Cigarettes

I run my thumb over the wheel of the lighter, catching the nearly unnoticeable notches of my fingerprint in the silver ridges. The cigarette dangles from between my dry lips. Unlit menthol toxins flirt with my olfactory bulb, flipping the switch like a light. I can feel the tip becoming soggy. Light me, it dares.

So I do.

Cli— click, whoosh.

The orange cherry bursts to life. I inhale deeply, letting the familiar chemicals fill the empty spaces inside of me. A gentle burn trails down my throat. I imagine the smoke swirling within my corrupted lungs, adding to the thick charcoal wall that cases them. I release my head, shut eyes to the sky that I envision above me. Darkness. Soft glow of the city not so far away. Sirens.
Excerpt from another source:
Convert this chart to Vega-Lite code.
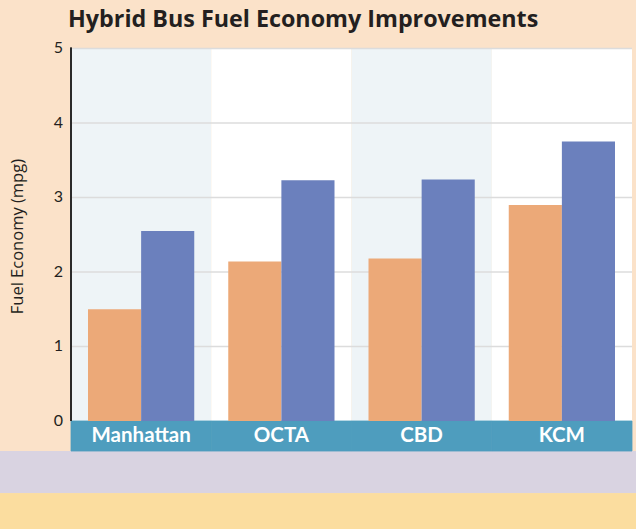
{
  "$schema": "https://vega.github.io/schema/vega-lite/v6.json",
  "width": 636,
  "height": 529,
  "autosize": {"type": "none"},
  "padding": 0,
  "background": "#fbe2c9",
  "config": {
    "view": {"stroke": null},
    "font": "Lato"
  },
  "title": {
    "text": "Hybrid Bus Fuel Economy Improvements",
    "anchor": "start",
    "frame": "group",
    "dx": 68,
    "offset": -32,
    "fontSize": 23.3,
    "font": "Open Sans",
    "fontWeight": "bold",
    "color": "#231f20"
  },
  "datasets": {
    "cats": [
      {"cat": "Manhattan"},
      {"cat": "OCTA"},
      {"cat": "CBD"},
      {"cat": "KCM"}
    ],
    "bars": [
      {"cat": "Manhattan", "series": "Diesel", "mpg": 1.5},
      {"cat": "Manhattan", "series": "Hybrid", "mpg": 2.55},
      {"cat": "OCTA", "series": "Diesel", "mpg": 2.14},
      {"cat": "OCTA", "series": "Hybrid", "mpg": 3.23},
      {"cat": "CBD", "series": "Diesel", "mpg": 2.18},
      {"cat": "CBD", "series": "Hybrid", "mpg": 3.24},
      {"cat": "KCM", "series": "Diesel", "mpg": 2.9},
      {"cat": "KCM", "series": "Hybrid", "mpg": 3.75}
    ],
    "grid": [
      {"level": 1},
      {"level": 2},
      {"level": 3},
      {"level": 4},
      {"level": 5}
    ],
    "ticks": [
      {"level": 0},
      {"level": 1},
      {"level": 2},
      {"level": 3},
      {"level": 4},
      {"level": 5}
    ],
    "ytitle": [
      {"label": "Fuel Economy (mpg)", "mid": 2.475}
    ]
  },
  "layer": [
    {
      "data": {"name": "cats"},
      "mark": {"type": "rect", "fill": "#d9d3e1"},
      "encoding": {
        "y": {"datum": -0.403, "type": "quantitative", "scale": {"domain": [-1.4497, 5.651], "nice": false, "zero": false}, "axis": null},
        "y2": {"datum": -0.974}
      }
    },
    {
      "data": {"name": "cats"},
      "mark": {"type": "rect", "fill": "#fbdd9f"},
      "encoding": {
        "y": {"datum": -0.974, "type": "quantitative", "axis": null},
        "y2": {"datum": -1.4497}
      }
    },
    {
      "data": {"name": "cats"},
      "mark": {"type": "rect"},
      "encoding": {
        "x": {"field": "cat", "type": "nominal", "axis": null,
              "scale": {"domain": ["Manhattan", "OCTA", "CBD", "KCM"], "paddingInner": 0, "paddingOuter": 0.2674, "align": 0.9467}},
        "y": {"datum": 0, "type": "quantitative", "axis": null},
        "y2": {"datum": 5},
        "fill": {"condition": {"test": "datum.cat === 'Manhattan' || datum.cat === 'CBD'", "value": "#eef4f7"}, "value": "#ffffff"}
      }
    },
    {
      "data": {"name": "cats"},
      "mark": {"type": "rect", "fill": "#4e9dbe", "stroke": "#4e9dbe", "strokeWidth": 0.8},
      "encoding": {
        "x": {"field": "cat", "type": "nominal", "axis": null},
        "y": {"datum": 0, "type": "quantitative", "axis": null},
        "y2": {"datum": -0.403}
      }
    },
    {
      "data": {"name": "grid"},
      "mark": {"type": "rule", "stroke": "#dcdcdc", "strokeWidth": 1.6},
      "encoding": {
        "x": {"datum": "Manhattan", "type": "nominal", "bandPosition": 0, "axis": null},
        "x2": {"datum": "KCM", "bandPosition": 1},
        "y": {"field": "level", "type": "quantitative", "axis": null}
      }
    },
    {
      "data": {"name": "bars"},
      "mark": {"type": "bar"},
      "encoding": {
        "x": {"field": "cat", "type": "nominal", "axis": null},
        "xOffset": {"field": "series", "type": "nominal", "scale": {"paddingInner": 0, "paddingOuter": 0.32}},
        "y": {"field": "mpg", "type": "quantitative", "axis": null},
        "color": {"field": "series", "type": "nominal", "legend": null,
                  "scale": {"domain": ["Diesel", "Hybrid"], "range": ["#eca978", "#6b80bd"]}}
      }
    },
    {
      "data": {"name": "cats"},
      "mark": {"type": "rule", "stroke": "#2b2b2b", "strokeWidth": 1.8},
      "encoding": {
        "x": {"datum": "Manhattan", "type": "nominal", "bandPosition": 0, "axis": null},
        "y": {"datum": 0, "type": "quantitative", "axis": null},
        "y2": {"datum": 5.01}
      }
    },
    {
      "data": {"name": "ticks"},
      "mark": {"type": "text", "color": "#231f20", "fontSize": 16, "font": "Lato", "baseline": "middle", "align": "right", "dx": -8},
      "encoding": {
        "x": {"datum": "Manhattan", "type": "nominal", "bandPosition": 0, "axis": null},
        "y": {"field": "level", "type": "quantitative", "axis": null},
        "text": {"field": "level", "type": "quantitative"}
      }
    },
    {
      "data": {"name": "ytitle"},
      "mark": {"type": "text", "color": "#231f20", "fontSize": 16.5, "font": "Open Sans", "baseline": "alphabetic", "align": "center", "angle": 270, "dy": -48},
      "encoding": {
        "x": {"datum": "Manhattan", "type": "nominal", "bandPosition": 0, "axis": null},
        "y": {"field": "mid", "type": "quantitative", "axis": null},
        "text": {"field": "label"}
      }
    },
    {
      "data": {"name": "cats"},
      "mark": {"type": "text", "color": "#ffffff", "fontWeight": "bold", "fontSize": 20.5, "font": "Lato", "baseline": "middle", "align": "center"},
      "encoding": {
        "x": {"field": "cat", "type": "nominal", "axis": null},
        "y": {"datum": -0.2, "type": "quantitative", "axis": null},
        "text": {"field": "cat"}
      }
    }
  ]
}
Car horns.

Exhale.

I remember my days as a young girl in the midwest. A night like this would be captured in a different light. No light. Just the stars that shine from a million miles away and a single street lamp . The rattle of unknown creatures scampering in the brush. Cicadas humming a tune to the heavy summer air. Crickets and frogs chirping back and forth, communicating a language that humans have assumed onto them. Fireflies dancing in the distance. Dew accumulating in the soft, lush grass. A light breeze awakening a tired soul.

I lift the cigarette to my cracked lips.

Inhale.

Something brushes up against me and catches me off guard. I snap my head to the left— it’s a young man hurrying down the fire escape. Relief floods over me. I nervously look around. The metal of the stairs digs into my tender skin and I quickly wonder why it’s even worth it to crawl out of my window for five minutes of vulnerability for a cigarette.

Exhale.

Flick.

The ash tumbles down half of a flight, falling through the holes in the stairs, barely catching the stranger I just encountered. My body shudders at the thought of him. Silent, fleeting. A tear stripes my cheek with wetness. I wipe it away with my tattered sleeve.

Inhale.

The almighty tobacco buzz creeps to my head now, numbing my brain. Don’t think so hard, the smoke echoes in my mind. The tears continue. I glance downward and see the man from the stairs hit the pavement. A girl runs up to his side, a graceful collision, and he holds her almost as if he thought that he might never get to do so again.

It must be nice to live in a relationship without fear. To not have a constant shadow of the past lurking around every corner, waiting to jump out at you with teeth bared, snarling. Look at me, it demands.

Exhale.

I watch the smoke roll over itself in the glow of the street lamps until it is just another piece of the negative space. I notice that I’m shaking, I slam my sweaty palm to my forehead.

I have always hated the term “fucking”. It sounds dirty, emotionless. Even when there is no love present there are still feelings— although I’ve only ever experienced displeasure and disconnect.

Even through the hatred and animosity I have towards the men that use me, I continue to make broken love to them. Giving myself away like a box of free kittens. One after another, I tell myself that I don’t deserve this. But it’s hard to keep that mentality. After all this time I have just become so desensitized to it all. I’m like a puppet being controlled by the terrors of my past.

Inhale.

Short exhale.

Inhale.

Any shrink would categorize me quicker than I could get the first sentence out. They would open to the “Managing Sexually Abused Patients” chapter of the diagnosis manual and spit out text book explanations as to why I have these “symptoms” of self loathing feelings, why I sleep with any man that shows interest, why I can’t find security within myself. Then they would use their ball point pen to write me off a prescription that is just as slimy as their morals. Pills. Pills are the answer.

Exhale.

Flick.

Inhale.

I bounce my legs fast. I look down at my stained hightop sneakers. A little piece of ash sits upon the rubber toe.

There is no chance of me finding someone who can put me back together, I’ve been knocked off of the wall far too many times. It’s a miracle there are still pieces of me at all. Shattered glass still sparkles, but if you get too close you’ll bleed.

Exhale.

I smash the fragile cigarette to the dull brick wall, kick the ash from my shoe, and climb back through the window of my apartment praying for the strength to make it through just one more day.